Code that draws figures:
□ □ □

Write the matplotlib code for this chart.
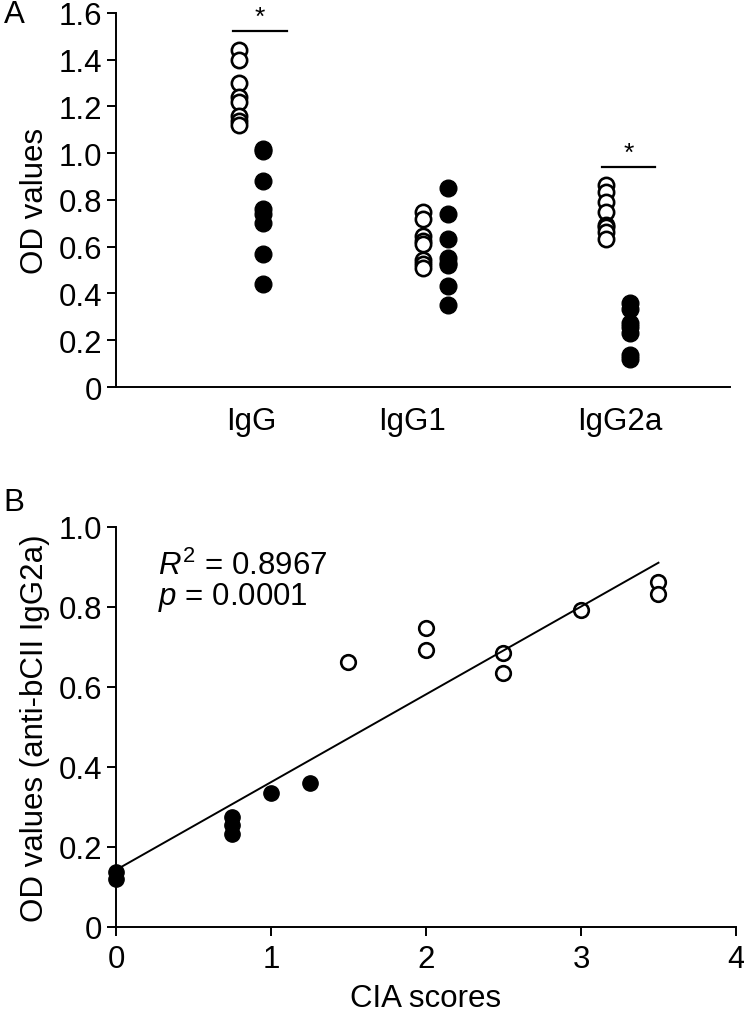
import matplotlib
matplotlib.use("Agg")
import matplotlib.pyplot as plt
import numpy as np

plt.rcParams['font.family'] = ['Liberation Sans', 'DejaVu Sans']
plt.rcParams['mathtext.fontset'] = 'custom'
plt.rcParams['mathtext.it'] = 'Liberation Sans:italic'
plt.rcParams['mathtext.rm'] = 'Liberation Sans'

# panel A: OD values per isotype (open = one group, filled = the other)
isotypes = ["IgG", "IgG1", "IgG2a"]
label_pos = [0.88, 1.93, 3.28]
open_pos = [0.80, 2.00, 3.19]
filled_shift = 0.16

open_vals = [
    [1.44, 1.40, 1.30, 1.24, 1.22, 1.16, 1.14, 1.12],
    [0.75, 0.72, 0.645, 0.625, 0.61, 0.545, 0.525, 0.51],
    [0.8625, 0.8325, 0.7925, 0.7475, 0.6925, 0.685, 0.6625, 0.635],
]
filled_vals = [
    [1.02, 1.01, 0.88, 0.76, 0.74, 0.70, 0.57, 0.44],
    [0.85, 0.74, 0.635, 0.55, 0.53, 0.52, 0.43, 0.35],
    [0.36, 0.335, 0.275, 0.255, 0.2325, 0.1375, 0.12],
]
# significance bars: (x start, x end, y)
sig_bars = [(0.762, 1.114, 1.523), (3.166, 3.511, 0.941)]

# panel B: CIA scores vs anti-bCII IgG2a
cia_filled = [0, 0, 0.75, 0.75, 0.75, 1, 1.25]
od_filled = [0.1375, 0.12, 0.275, 0.255, 0.2325, 0.335, 0.36]
cia_open = [1.5, 2, 2, 2.5, 2.5, 3, 3.5, 3.5]
od_open = [0.6625, 0.7475, 0.6925, 0.685, 0.635, 0.7925, 0.8625, 0.8325]

fs = 22.5
fig = plt.figure(figsize=(7.44, 10.2), dpi=100)

def style_axes(ax):
    for s in ['top', 'right']:
        ax.spines[s].set_visible(False)
    for s in ['left', 'bottom']:
        ax.spines[s].set_linewidth(1.4)
    ax.tick_params(width=1.4, length=6.5, labelsize=fs, direction='out')

def fmt(v):
    return "0" if v == 0 else "%.1f" % v

# ---- panel A
ax1 = fig.add_axes([0.1559, 0.6196, 0.8253, 0.3667])
style_axes(ax1)
for i in range(3):
    ax1.plot([open_pos[i]] * len(open_vals[i]), open_vals[i], 'o', ms=11,
             mfc='white', mec='black', mew=1.9, clip_on=False)
    ax1.plot([open_pos[i] + filled_shift] * len(filled_vals[i]), filled_vals[i], 'o',
             ms=12, mfc='black', mec='black', clip_on=False)
for x0, x1, y in sig_bars:
    ax1.plot([x0, x1], [y, y], color='black', lw=1.6, clip_on=False)
    ax1.text((x0 + x1) / 2, y + 0.008, "*", ha='center', va='bottom', fontsize=19)
ax1.set_xlim(0, 4)
ax1.set_ylim(0, 1.6)
yt = np.arange(0, 1.61, 0.2)
ax1.set_yticks(yt)
ax1.set_yticklabels([fmt(v) for v in yt])
ax1.set_xticks(label_pos)
ax1.set_xticklabels(isotypes)
ax1.tick_params(axis='x', length=0, pad=14)
ax1.set_ylabel("OD values", fontsize=fs, labelpad=6)
fig.text(0.005, 0.985, "A", fontsize=fs, va='center')

# ---- panel B
ax2 = fig.add_axes([0.1559, 0.0902, 0.8333, 0.3922])
style_axes(ax2)
ax2.plot(cia_filled, od_filled, 'o', ms=11, mfc='black', mec='black', clip_on=False)
ax2.plot(cia_open, od_open, 'o', ms=10.5, mfc='white', mec='black', mew=1.9, clip_on=False)
all_x = np.array(cia_filled + cia_open)
all_y = np.array(od_filled + od_open)
slope, icpt = np.polyfit(all_x, all_y, 1)
xs = np.array([all_x.min(), all_x.max()])
ax2.plot(xs, slope * xs + icpt, color='black', lw=1.4)
ax2.set_xlim(0, 4)
ax2.set_ylim(0, 1.0)
yt2 = np.arange(0, 1.01, 0.2)
ax2.set_yticks(yt2)
ax2.set_yticklabels([fmt(v) for v in yt2])
ax2.set_xticks([0, 1, 2, 3, 4])
ax2.tick_params(axis='x', pad=6)
ax2.set_xlabel("CIA scores", fontsize=fs, labelpad=6)
ax2.set_ylabel("OD values (anti-bCII IgG2a)", fontsize=fs, labelpad=6)
ax2.text(0.27, 0.905, "$\\mathit{R}^2$ = 0.8967", fontsize=fs, va='center')
ax2.text(0.27, 0.825, "$\\mathit{p}$ = 0.0001", fontsize=fs, va='center')
fig.text(0.005, 0.507, "B", fontsize=fs, va='center')

fig.savefig("out.png", dpi=100)
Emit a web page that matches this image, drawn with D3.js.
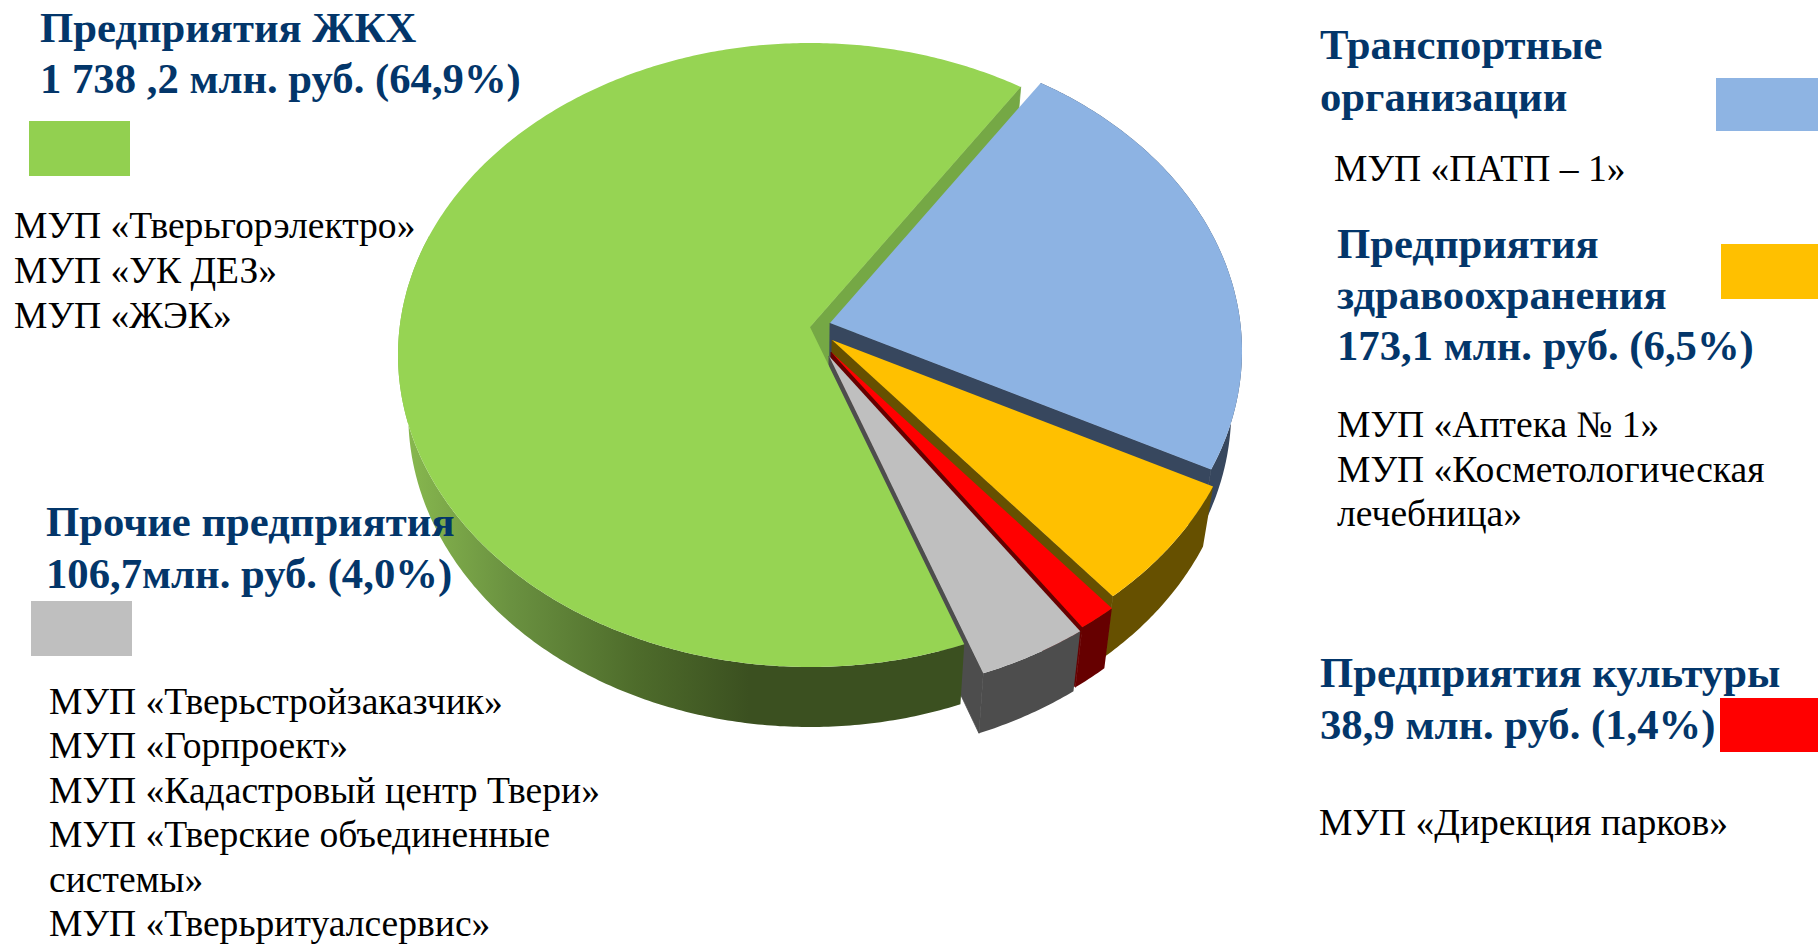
<!DOCTYPE html>
<meta charset="utf-8">
<style>
body { margin: 0; background: #fff; }
text { font-family: "Liberation Serif", serif; }
.head { font-weight: bold; fill: #03366a; font-size: 42.7px; }
.body { fill: #000; font-size: 37.6px; }
</style>
<body>
<script src="https://d3js.org/d3.v7.min.js"></script>
<script>

// shares in percent, read from the labels (transport has no label, it is the rest)
var categories = ["transport", "health", "culture", "other", "housing"];
var shares = [23.2, 6.5, 1.4, 4.0, 64.9];

var headings = [
  ["Предприятия ЖКХ", "1 738 ,2 млн. руб. (64,9%)"],
  ["Транспортные", "организации"],
  ["Предприятия", "здравоохранения", "173,1 млн. руб. (6,5%)"],
  ["Предприятия культуры", "38,9 млн. руб. (1,4%)"],
  ["Прочие предприятия", "106,7млн. руб. (4,0%)"]
];
var members = [
  ["МУП «Тверьгорэлектро»", "МУП «УК ДЕЗ»", "МУП «ЖЭК»"],
  ["МУП «ПАТП – 1»"],
  ["МУП «Аптека № 1»", "МУП «Косметологическая", "лечебница»"],
  ["МУП «Дирекция парков»"],
  ["МУП «Тверьстройзаказчик»", "МУП «Горпроект»", "МУП «Кадастровый центр Твери»",
   "МУП «Тверские объединенные", "системы»", "МУП «Тверьритуалсервис»"]
];

var width = 1818, height = 945;

// pie geometry: ellipse radii, perspective shift of the pie centre, wall depth
var rx = 412, ry = 312, persp = -28 / 312, depth = 60, narrow = 0.975, axisX = 810;
var startDeg = 33.5;

// each slice is pulled out on its own, so it has its own ellipse centre
var sliceLook = {
  transport: {cx: 830, cy: 351, top: "#8db3e3", wall: "#37475e"},
  health:    {cx: 832, cy: 368, top: "#ffc000", wall: "#665000"},
  culture:   {cx: 831, cy: 380, top: "#ff0000", wall: "#660000"},
  other:     {cx: 829, cy: 384, top: "#bfbfbf", wall: "#4d4d4d"},
  housing:   {cx: 810, cy: 355, top: "#96d453", wall: "url(#greenWall)", side: "#75a845"}
};

var headBlocks = [
  {x: 40, y: 42, dy: 51, swatch: [29, 121, 101, 55], color: "#92d050"},
  {x: 1320, y: 59, dy: 52, swatch: [1716, 78, 102, 53], color: "#8eb4e3"},
  {x: 1337, y: 258, dy: 51, swatch: [1721, 244, 97, 55], color: "#ffc000"},
  {x: 1320, y: 687, dy: 52, swatch: [1720, 698, 98, 54], color: "#ff0000"},
  {x: 46, y: 536, dy: 51.5, swatch: [31, 601, 101, 55], color: "#bfbfbf"}
];
var bodyBlocks = [
  {x: 14, y: 238, dy: 45},
  {x: 1334, y: 181, dy: 45},
  {x: 1337, y: 437, dy: 44.5},
  {x: 1319, y: 835, dy: 45},
  {x: 49, y: 714, dy: 44.4}
];

var svg = d3.select("body").append("svg")
    .attr("width", width)
    .attr("height", height);

var defs = svg.append("defs");
var grad = defs.append("linearGradient")
    .attr("id", "greenWall")
    .attr("gradientUnits", "userSpaceOnUse")
    .attr("x1", 398).attr("x2", 964).attr("y1", 0).attr("y2", 0);
[[0, "#8abb50"], [0.2, "#6a9140"], [0.42, "#4e6c2b"], [0.62, "#3b5020"], [1, "#3b5020"]].forEach(function(s) {
  grad.append("stop").attr("offset", s[0]).attr("stop-color", s[1]);
});

var pie = d3.pie().sort(null)
    .startAngle(startDeg * Math.PI / 180)
    .endAngle(startDeg * Math.PI / 180 + 2 * Math.PI);
var slices = pie(shares);
slices.forEach(function(d, i) { d.key = categories[i]; d.look = sliceLook[categories[i]]; });
var byKey = {};
slices.forEach(function(d) { byKey[d.key] = d; });

// point of the pie plane at angle a and radius r, seen in perspective
function project(look, a, r) {
  var px = Math.sin(a) * r, py = -Math.cos(a) * r;
  var w = 1 + py * persp;
  var v = (py + persp) / w;
  var u = px * Math.sqrt(1 - persp * persp) / w;
  return [look.cx + rx * u, look.cy + ry * v];
}

// same point on the bottom of the pie
function lower(p) {
  return [axisX + (p[0] - axisX) * narrow, p[1] + depth];
}

function arcAngles(d) {
  var n = Math.ceil((d.endAngle - d.startAngle) / 0.01);
  return d3.range(n + 1).map(function(i) {
    return d.startAngle + (d.endAngle - d.startAngle) * i / n;
  });
}

function arcPoints(d) {
  return arcAngles(d).map(function(a) { return project(d.look, a, 1); });
}

var line = d3.line();

var parts = {
  face: function(d) { return line([project(d.look, 0, 0)].concat(arcPoints(d))) + "Z"; },
  outer: function(d) {
    // the far side of the rim is never seen
    var pts = arcAngles(d)
        .filter(function(a) { return a < 1.6 * Math.PI; })
        .map(function(a) { return project(d.look, a, 1); });
    return line(pts.concat(pts.map(lower).reverse())) + "Z";
  },
  end: function(d) {
    var c = project(d.look, 0, 0), e = project(d.look, d.endAngle, 1);
    return line([c, e, lower(e), lower(c)]) + "Z";
  }
};

// back to front: walls first, the faces go over all of them
var layers = [
  ["housing", "end"],
  ["transport", "outer"], ["transport", "end"],
  ["health", "outer"], ["health", "end"],
  ["culture", "outer"], ["culture", "end"],
  ["other", "end"], ["other", "outer"], ["housing", "outer"],
  ["housing", "face"], ["transport", "face"], ["health", "face"], ["culture", "face"], ["other", "face"]
];

function partColor(l) {
  var look = byKey[l[0]].look;
  if (l[1] == "face") return look.top;
  if (l[1] == "end" && look.side) return look.side;
  return look.wall;
}

svg.append("g").selectAll("path")
    .data(layers)
  .enter().append("path")
    .attr("d", function(l) { return parts[l[1]](byKey[l[0]]); })
    .attr("fill", partColor)
    .attr("stroke", function(l) { return l[1] == "end" ? partColor(l) : "none"; })
    .attr("stroke-width", 0.8);

// legend swatches and captions
svg.append("g").selectAll("rect")
    .data(headBlocks)
  .enter().append("rect")
    .attr("x", function(d) { return d.swatch[0]; })
    .attr("y", function(d) { return d.swatch[1]; })
    .attr("width", function(d) { return d.swatch[2]; })
    .attr("height", function(d) { return d.swatch[3]; })
    .attr("fill", function(d) { return d.color; });

function textBlock(blocks, lines, cls) {
  blocks.forEach(function(b, i) {
    svg.append("g").selectAll("text")
        .data(lines[i])
      .enter().append("text")
        .attr("class", cls)
        .attr("x", b.x)
        .attr("y", function(d, j) { return b.y + j * b.dy; })
        .text(function(d) { return d; });
  });
}
textBlock(headBlocks, headings, "head");
textBlock(bodyBlocks, members, "body");

</script>
</body>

□ □ □

### TASK REQUIREMENTS
Search the entries for the word "this" and pick out every line that holds it.

### EXERCISE ANSWER
Write the matplotlib code for this chart.
Emit a web page that matches this image, drawn with D3.js.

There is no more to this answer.